The driving range is a flat lie machine. Every ball a club golfer hits in practice sits on a level mat or a level patch of turf, the feet square to a level base, the whole motion grooved on ground that does not tilt. Then they go and play an actual golf course, which is not flat anywhere that matters, and the first time the ball sits above or below their feet the grooved swing produces a result the player cannot account for. The drive was good. The lie was a slope. The approach went thirty yards offline and nobody told them why.
Sidehill lies are the most common card-wreckers in amateur golf precisely because they are invisible. A bunker looks like trouble and the player respects it. A sloping fairway lie looks like a fairway lie, the player sets up as though the ground were flat, and the slope does its quiet work on the shot without ever announcing itself. The two cases, ball above the feet and ball below the feet, behave in opposite ways, and the fixes are simple enough to apply on the course once a player understands what the slope is actually doing to the club.
Ball above the feet
When the ball sits above the feet, it is closer to the player than a flat lie, and two things follow whether the player likes them or not. The first is that the swing flattens. Standing on a slope that lifts the ball toward you forces a rounder, more around-the-body motion, and a flatter swing delivers the club from more inside, which closes the face relative to the target. The second is that the ball is simply nearer, so the club arrives sooner. Both effects push the ball left for a right-hander, and they compound. The pull that surprises the player on a ball-above lie is not a swing fault. It is the slope behaving exactly as a slope does.
The adjustments are a matter of accepting that rather than fighting it. Grip down on the club to account for the ball sitting closer, which is the same as making the club a touch shorter to match the shorter distance to the ball. Aim right of the target, because the shot is going to move left and there is no setup that fully prevents it. And take more club than the yardage suggests, swinging smoothly rather than hard, because a controlled three-quarter motion holds its shape on a slope far better than a full lash that throws the body out of its already compromised balance. The player who grips down, aims right and swings within themselves will hit the centre of the green. The player who sets up as though the lie were flat will pull it into the left bunker and wonder what went wrong.
Ball below the feet
The ball below the feet is the harder of the two and the one that produces the truly ugly miss.

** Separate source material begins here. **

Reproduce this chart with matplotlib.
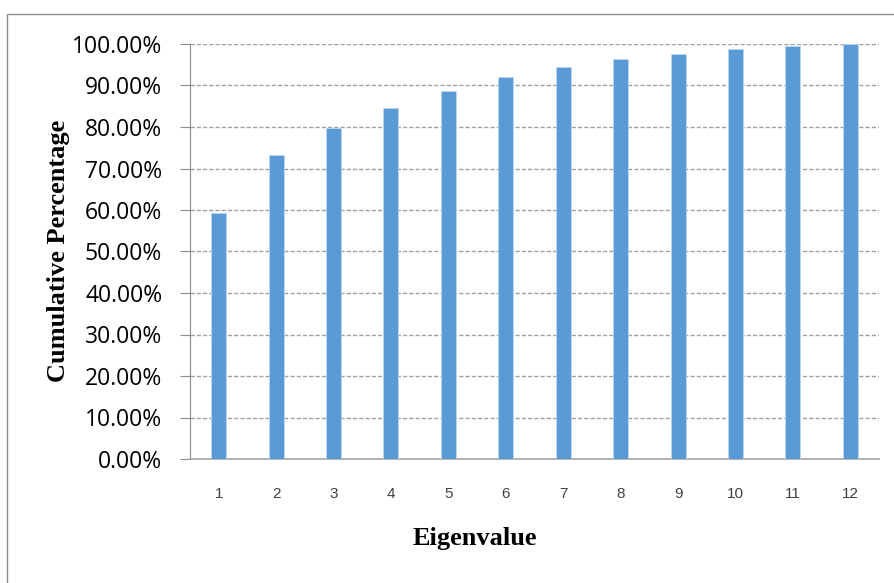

Here the ball is further away than a flat lie, which forces the player to bend more from the hips and reach for it, steepening the swing and opening the face through impact. The ball goes right, often well right, and because the lie tempts the player to stand up out of it through the downswing, the strike is frequently thin into the bargain. A thin push that leaks further right than the player has aimed is the signature ball-below-feet miss, and it can put a ball out of bounds from the middle of the fairway.
Balance is the whole game on this one. Sit into the slope, flex the knees more than feels natural, and get the weight settled toward the heels so the lower body does not slide down the hill during the swing. Hold that posture through impact, resisting every instinct to rise up and help the ball into the air. The club has loft for that. Aim left to allow for the fade the slope is going to impose, and, as with the ball above the feet, take enough club that the swing can stay smooth. The thin, blocked miss comes almost entirely from a player losing posture and standing up. A player who stays down and lets the ball start left of target has solved most of the shot before the takeaway.
The shot before the shot
The real value in understanding sidehill lies is that it changes the decision a hole earlier. A player who knows a ball-below-feet lie produces a push that leaks right will think twice about the side of the fairway they aim at off the tee, and will favour the flatter angle even if it leaves a slightly longer approach. Course management is mostly the business of avoiding the shots you do not hit well, and uneven lies are near the top of that list for almost every amateur. The flat lie is a luxury the range provides for free and the course almost never does. The sooner a player stops expecting one, the fewer good drives end with a wasted second shot and a walk into trouble that began, unnoticed, with the ground tilting underfoot.